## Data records
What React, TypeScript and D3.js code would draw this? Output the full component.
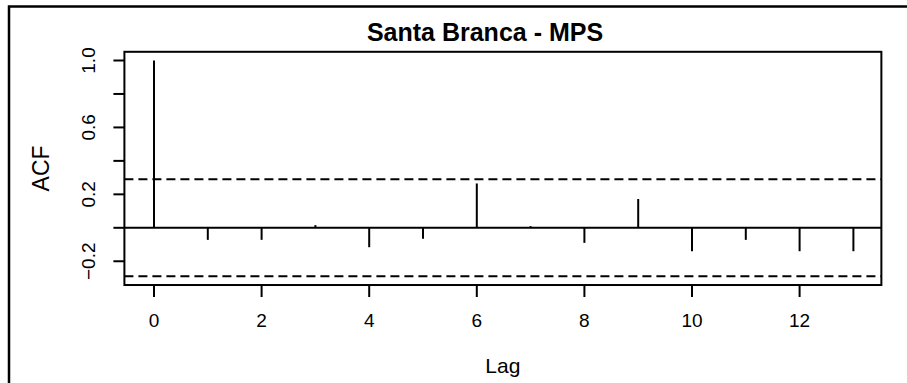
import React from "react";
import * as d3 from "d3";

const lags = [0, 1, 2, 3, 4, 5, 6, 7, 8, 9, 10, 11, 12, 13];
const acfValues = [1.0, -0.072, -0.072, 0.016, -0.116, -0.066, 0.265, 0.01, -0.09, 0.172, -0.14, -0.072, -0.14, -0.14];
const ciBound = 0.29;
const xTicks = [0, 2, 4, 6, 8, 10, 12];
const yTicks = [-0.2, 0, 0.2, 0.4, 0.6, 0.8, 1.0];
const yTickLabels = [-0.2, 0.2, 0.6, 1.0];
const title = "Santa Branca - MPS";
const xLabel = "Lag";
const yLabel = "ACF";

const W = 907;
const H = 383;
const FONT = "'Liberation Sans', Arial, Helvetica, sans-serif";

export default function App() {
  const x = d3.scaleLinear().domain([0, 13]).range([154, 853.4]);
  const y = d3.scaleLinear().domain([0, 1]).range([227.8, 60.5]);
  const x0 = x(-0.55);
  const x1 = x(13.52);
  const yTop = y(1.052);
  const yBot = y(-0.342);
  const lw = 2;
  const fmt = (v: number) => (v === 0 ? "0" : d3.format(".1f")(v));

  return (
    <svg
      width={W}
      height={H}
      style={{ position: "absolute", left: 0, top: 0, background: "#fff" }}
      fontFamily={FONT}
    >
      <rect x={0} y={0} width={W} height={H} fill="#fff" />
      {/* outer frame */}
      <path d={`M9,${H + 5}V6.5H${W + 5}`} fill="none" stroke="#000" strokeWidth={2.5} />
      {/* title */}
      <text x={485} y={41} textAnchor="middle" fontSize={25} fontWeight="bold" fill="#000">
        {title}
      </text>
      {/* box */}
      <rect x={x0} y={yTop} width={x1 - x0} height={yBot - yTop} fill="none" stroke="#000" strokeWidth={lw} />
      {/* zero line */}
      <line x1={x0} x2={x1} y1={y(0)} y2={y(0)} stroke="#000" strokeWidth={lw} />
      {/* CI lines */}
      {[ciBound, -ciBound].map((c, i) => (
        <line key={i} x1={x0} x2={x1} y1={y(c)} y2={y(c)} stroke="#000" strokeWidth={lw} strokeDasharray="9 5" />
      ))}
      {/* spikes */}
      {lags.map((l, i) => (
        <line key={l} x1={x(l)} x2={x(l)} y1={y(0)} y2={y(acfValues[i])} stroke="#000" strokeWidth={lw} />
      ))}
      {/* x axis */}
      {xTicks.map((t) => (
        <g key={t}>
          <line x1={x(t)} x2={x(t)} y1={yBot} y2={yBot + 12} stroke="#000" strokeWidth={lw} />
          <text x={x(t)} y={327} textAnchor="middle" fontSize={19} fill="#000">
            {t}
          </text>
        </g>
      ))}
      {/* y axis */}
      {yTicks.map((t) => (
        <line key={t} x1={x0 - 11} x2={x0} y1={y(t)} y2={y(t)} stroke="#000" strokeWidth={lw} />
      ))}
      {yTickLabels.map((t) => (
        <text
          key={t}
          transform={`translate(95,${y(t)}) rotate(-90)`}
          textAnchor="middle"
          fontSize={19}
          fill="#000"
        >
          {fmt(t)}
        </text>
      ))}
      {/* axis labels */}
      <text x={(x0 + x1) / 2} y={373} textAnchor="middle" fontSize={21} fill="#000">
        {xLabel}
      </text>
      <text
        transform={`translate(49,${(yTop + yBot) / 2}) rotate(-90)`}
        textAnchor="middle"
        fontSize={23}
        fill="#000"
      >
        {yLabel}
      </text>
    </svg>
  );
}
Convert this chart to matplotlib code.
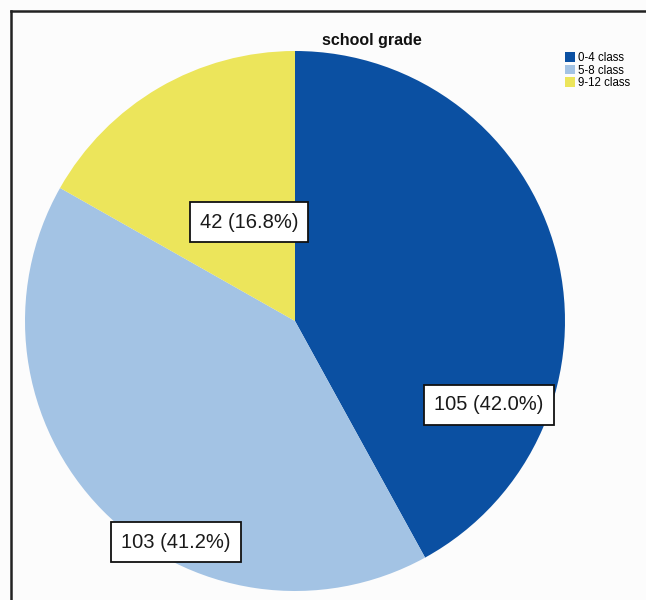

## THE TASK
Transcribe exactly, with no pictures, the lines running from the first line of the material through the line holding "import * as".

## RESULT OF THE TASK
What React, TypeScript and D3.js code would draw this? Output the full component.
import React from "react";
import * as d3 from "d3";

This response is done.